Encouraging curiosity, creativity, and connection

The model upon which these initiatives are based ensures that people from marginalised communities can not only authentically express themselves, but they can also be heard. It is the powerful liberatory potential of this approach that I hope to harness for the benefit of the neurodivergent community through The ZIG/ZAG Project, the establishment of which was inspired by my own experience as a participant in Barnwood’s Creating Change programme.

“Art is necessary in order that we may recognise and change the world.” Ernst Fischer

At the heart of ZIG/ZAG are three principles: curiosity, creativity, and connection. Curiosity, because it is only by exploring new ideas and possibilities that we can discover different perspectives and learn new ways of working; creativity, because supporting people to express themselves authentically requires us to afford them a degree of artistic agency; and connection, because art is as much about seeing as it is about being seen – or as writer Ernst Fischer said: Art is necessary in order that we may recognise and change the world.
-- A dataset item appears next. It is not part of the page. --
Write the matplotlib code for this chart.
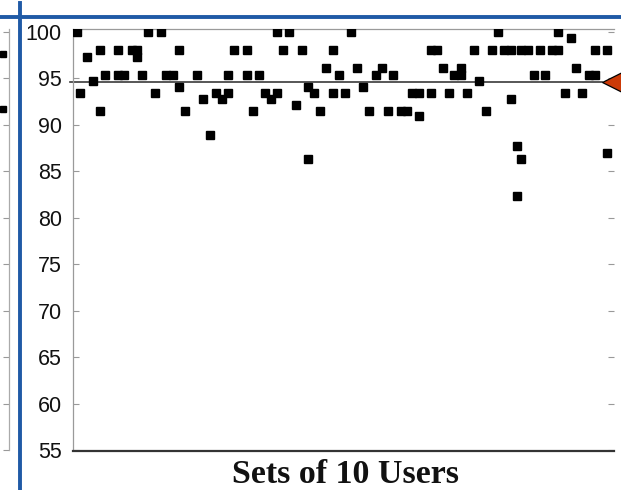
import matplotlib
matplotlib.use("Agg")
import matplotlib.pyplot as plt
from matplotlib.lines import Line2D

# ---- data ----
set_index = [1.0, 1.5, 2.7, 3.6, 4.7, 4.7, 5.6, 7.7, 7.7, 8.7, 9.9, 10.7, 10.7, 11.5,
             12.6, 13.6, 14.6, 15.5, 16.5, 17.6, 17.6, 18.5, 20.5, 21.5, 22.6, 23.5,
             24.5, 25.4, 25.4, 26.5, 28.5, 28.5, 29.5, 30.5, 31.4, 32.4, 33.4, 33.4,
             34.4, 35.4, 36.5, 37.5, 38.4, 38.4, 39.4, 40.4, 41.3, 42.4, 42.4, 43.4,
             44.4, 45.4, 46.3, 47.3, 48.3, 49.4, 50.4, 51.4, 52.2, 53.4, 54.4, 55.3,
             56.3, 56.3, 58.3, 58.3, 59.3, 60.2, 61.2, 62.1, 63.1, 63.1, 64.2, 65.2,
             66.1, 67.2, 68.2, 69.2, 70.1, 71.2, 71.2, 72.2, 72.2, 72.9, 72.9, 74.0,
             74.9, 75.9, 76.8, 77.9, 78.9, 78.9, 80.0, 80.9, 81.8, 82.7, 83.8, 84.8,
             84.8, 86.8, 86.8]
accuracy = [100, 93.4, 97.3, 94.7, 98.0, 91.5, 95.4, 98.0, 95.4, 95.4, 98.0, 98.0, 97.3, 95.4,
            100, 93.4, 100, 95.4, 95.4, 98.0, 94.1, 91.5, 95.4, 92.8, 88.9, 93.4,
            92.8, 93.4, 95.4, 98.0, 98.0, 95.4, 91.5, 95.4, 93.4, 92.8, 93.4, 100,
            98.0, 100, 92.1, 98.0, 94.1, 86.3, 93.4, 91.5, 96.1, 98.0, 93.4, 95.4,
            93.4, 100, 96.1, 94.1, 91.5, 95.4, 96.1, 91.5, 95.4, 91.5, 91.5, 93.4,
            93.4, 90.9, 98.0, 93.4, 98.0, 96.1, 93.4, 95.4, 95.4, 96.1, 93.4, 98.0,
            94.7, 91.5, 98.0, 100, 98.0, 98.0, 92.8, 87.7, 82.4, 98.0, 86.3, 98.0,
            95.4, 98.0, 95.4, 98.0, 98.0, 100, 93.4, 99.3, 96.1, 93.4, 95.4, 98.0,
            95.4, 98.0, 87.0]

left_panel_index = [86.9, 86.9]
left_panel_values = [97.6, 91.7]

threshold = 94.65
y_ticks = [55, 60, 65, 70, 75, 80, 85, 90, 95, 100]
x_label = "Sets of 10 Users"

# ---- figure ----
W, H = 621, 490
fig = plt.figure(figsize=(W / 100, H / 100), dpi=100)

def px_rect(x0, y0, x1, y1):
    return [x0 / W, 1 - y1 / H, (x1 - x0) / W, (y1 - y0) / H]

XLIM = (0.4, 87.92)
YLIM = (55, 100.3)

# partial left panel
axl = fig.add_axes(px_rect(9 - 541, 29, 9, 450.5))
axl.plot(left_panel_index, left_panel_values, 's', color='black', markersize=5, clip_on=True)
axl.set_xlim(*XLIM)
axl.set_ylim(*YLIM)
for s in ['left', 'top', 'bottom']:
    axl.spines[s].set_visible(False)
axl.spines['right'].set_color('#aaaaaa')
axl.spines['right'].set_linewidth(0.9)
axl.yaxis.set_ticks_position('right')
axl.set_yticks(y_ticks)
axl.tick_params(axis='y', direction='in', length=4, color='#999999', labelright=False)
axl.set_xticks([])

# main panel
ax = fig.add_axes(px_rect(73, 29, 614, 450.5))
ax.plot(set_index, accuracy, 's', color='black', markersize=5.1, zorder=3)
ax.set_xlim(*XLIM)
ax.set_ylim(*YLIM)
ax.set_xticks([])
ax.set_yticks(y_ticks)
ax.set_yticklabels([str(t) for t in y_ticks], fontsize=15.5,
                   fontfamily='Liberation Sans', color='#111111')
ax.tick_params(axis='y', which='both', direction='in', length=4, width=0.8,
               color='#999999', pad=8, left=True, right=True)
ax.spines['right'].set_visible(False)
ax.spines['left'].set_color('#9a9a9a')
ax.spines['left'].set_linewidth(0.9)
ax.spines['top'].set_color('#9a9a9a')
ax.spines['top'].set_linewidth(0.9)
ax.spines['bottom'].set_color('#333333')
ax.spines['bottom'].set_linewidth(1.6)

ax.axhline(threshold, xmin=-0.006, xmax=0.977, color='#3a3a3a', linewidth=1.2,
           clip_on=False, zorder=2)
ax.plot([0.9963], [threshold], marker='<', markersize=14.5, color='#cc3a08',
        markeredgecolor='black', markeredgewidth=0.9,
        transform=ax.get_yaxis_transform(), clip_on=False, zorder=4)

fig.text(345.5 / W, 1 - 482.5 / H, x_label, ha='center', va='baseline',
         fontsize=24.5, fontweight='bold', fontfamily='Liberation Serif', color='#111111')

# blue frame lines
blue = '#1f5aa6'
fig.add_artist(Line2D([0, 1], [1 - 17 / H, 1 - 17 / H], color=blue, linewidth=2.8,
                      transform=fig.transFigure))
fig.add_artist(Line2D([20 / W, 20 / W], [0, 1 - 3 / H], color=blue, linewidth=2.8,
                      transform=fig.transFigure))

fig.savefig("out.png", dpi=100)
These three principles can be applied to any creative health project that seeks to reduce health inequalities by empowering marginalised communities, whether that community already has well-established boundaries, or its social and cultural identity is still evolving. By embedding curiosity, creativity, and connection at the very heart of the design, delivery, and evaluation of our creative health interventions, we can all create a kinder, more equal world.


Liz Bell is a neurodivergent writer and founder of The ZIG/ZAG Project, which encourages curiosity, creativity, and connection around the idea of neurodiversity. By developing collaborative, mutually supportive partnerships with people and organisations from across the non-profit and public sectors in Gloucestershire and beyond, ZIG/ZAG aims to help communities of all kinds to imagine, co-create, and advocate for a more inclusive society.